1) Model, ülkenin tükenen ekonomik ve mali kaynaklarına dışardan ve içerden destek bulmak için uygulamaya konulur.

2) Dışardan beklenti, dış borç olanaklarının ve yabancı sermaye yatırımlarının artması umuduna dayalıdır.

3) İçerden beklenti ise geniş kitlelerin yoksullaştırılması yoluyla, tüketimin sınırlanması sonunda, kaynakların yatırımlara yöneleceği, istihdamın artacağı ve ekonominin canlanacağı umuduna dayalıdır.

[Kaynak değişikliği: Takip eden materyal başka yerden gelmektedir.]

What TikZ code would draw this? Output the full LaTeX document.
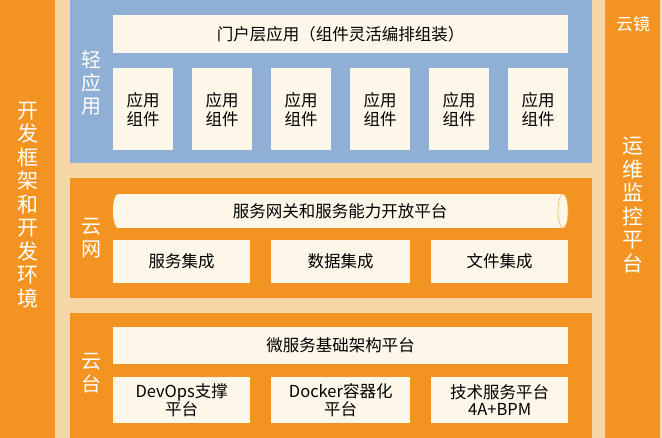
\documentclass[tikz,border=0pt]{standalone}
\usepackage{fontspec}
\setmainfont{Noto Sans CJK SC}
\usetikzlibrary{shapes.geometric}
\definecolor{bgc}{HTML}{F8D7A6}
\definecolor{org}{HTML}{F39422}
\definecolor{blu}{HTML}{8FAFD4}
\definecolor{crm}{HTML}{FDF7E9}
\tikzset{
 panel/.style={draw=none,inner sep=0,anchor=north west},
 cbox/.style={fill=crm,draw=none,inner sep=0,anchor=north west,align=center,font=\fontsize{16.5}{19}\selectfont,text=black},
 vlab/.style={text=white,align=center,font=\fontsize{20}{23}\selectfont},
}
\begin{document}
\begin{tikzpicture}[x=1pt,y=-1pt]
\fill[bgc] (0,0) rectangle (662,438);
\useasboundingbox (0,0) rectangle (662,438);
\node[panel,fill=org,minimum width=55,minimum height=438] (left) at (0,0) {};
\node[vlab,font=\fontsize{21}{23.5}\selectfont] (lefttxt) at (28,205) {开\\发\\框\\架\\和\\开\\发\\环\\境};
\node[panel,fill=org,minimum width=55,minimum height=438] (right) at (605,0) {};
\node[vlab,font=\fontsize{17}{20}\selectfont] (yj) at (633,24) {云镜};
\node[vlab,font=\fontsize{21}{23.5}\selectfont] (yw) at (633,205) {运\\维\\监\\控\\平\\台};
% light app
\node[panel,fill=blu,minimum width=522,minimum height=163] (p1) at (70,0) {};
\node[vlab] (l1) at (91,83) {轻\\应\\用};
\node[cbox,minimum width=455,minimum height=38] (portal) at (113,15) {门户层应用（组件灵活编排组装）};
\foreach \i/\x in {1/113,2/192,3/271,4/350,5/429,6/508}{
 \node[cbox,minimum width=60,minimum height=82] (c\i) at (\x,68) {应用\\组件};
}
% cloud net
\node[panel,fill=org,minimum width=522,minimum height=120] (p2) at (70,178) {};
\node[vlab] (l2) at (91,238) {云\\网};
\fill[crm] (118,194) rectangle (563,228);
\fill[crm] (118,211) ellipse (5 and 17);
\filldraw[fill=crm,draw=org!70,line width=0.6] (563,211) ellipse (5 and 17);
\node[font=\fontsize{16.5}{19}\selectfont] (gw) at (340,211) {服务网关和服务能力开放平台};
\node[cbox,minimum width=137,minimum height=43] (s1) at (113,240) {服务集成};
\node[cbox,minimum width=139,minimum height=43] (s2) at (271,240) {数据集成};
\node[cbox,minimum width=137,minimum height=43] (s3) at (431,240) {文件集成};
% cloud platform
\node[panel,fill=org,minimum width=522,minimum height=125] (p3) at (70,313) {};
\node[vlab] (l3) at (91,373) {云\\台};
\node[cbox,minimum width=455,minimum height=37] (ms) at (113,327) {微服务基础架构平台};
\node[cbox,minimum width=137,minimum height=46,font=\fontsize{16.5}{17.5}\selectfont] (b1) at (113,377) {DevOps支撑\\平台};
\node[cbox,minimum width=139,minimum height=46,font=\fontsize{16.5}{17.5}\selectfont] (b2) at (271,377) {Docker容器化\\平台};
\node[cbox,minimum width=137,minimum height=46,font=\fontsize{16.5}{17.5}\selectfont] (b3) at (431,377) {技术服务平台\\4A+BPM};
\end{tikzpicture}
\end{document}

4) Oysa bugünkü ekonomik ve mali iflas, sadece kötü ekonomik politikalardan ve kaynakların yalnızca iktidara ve yandaşlarına akıtılmasından dolayı değil, yerli ve yabancı sermayenin ilk güvencesi olan Hukuk Devleti’nin tahrip edilmiş, insanların her türlü maddi ve manevi güvencesi olan adaletin de yok edilmiş olmasından kaynaklanmaktadır.

***

Özetle, “Yeni model” denilen aslında çok denenmiş ve hep başarısız olmuş bu büyük “devalüasyondan” ve onun neticesi olan yüksek “enflasyondan” beklenen hiçbir olumlu sonuç, özellikle de bugünkü koşullar altında, alınamayacak, iktidar ilk seçimlerde mukadder akıbetinden kurtulamayacaktır.


* Teknik olarak “devalüasyon”, sabit kur sistemlerinde yapılan operasyonlara verilen isimdir. Ben bu yazıda, alınan mali ve ekonomik kararlarla milli paraya kasıtlı olarak değer kaybettirilmesi anlamında da kullanıyorum.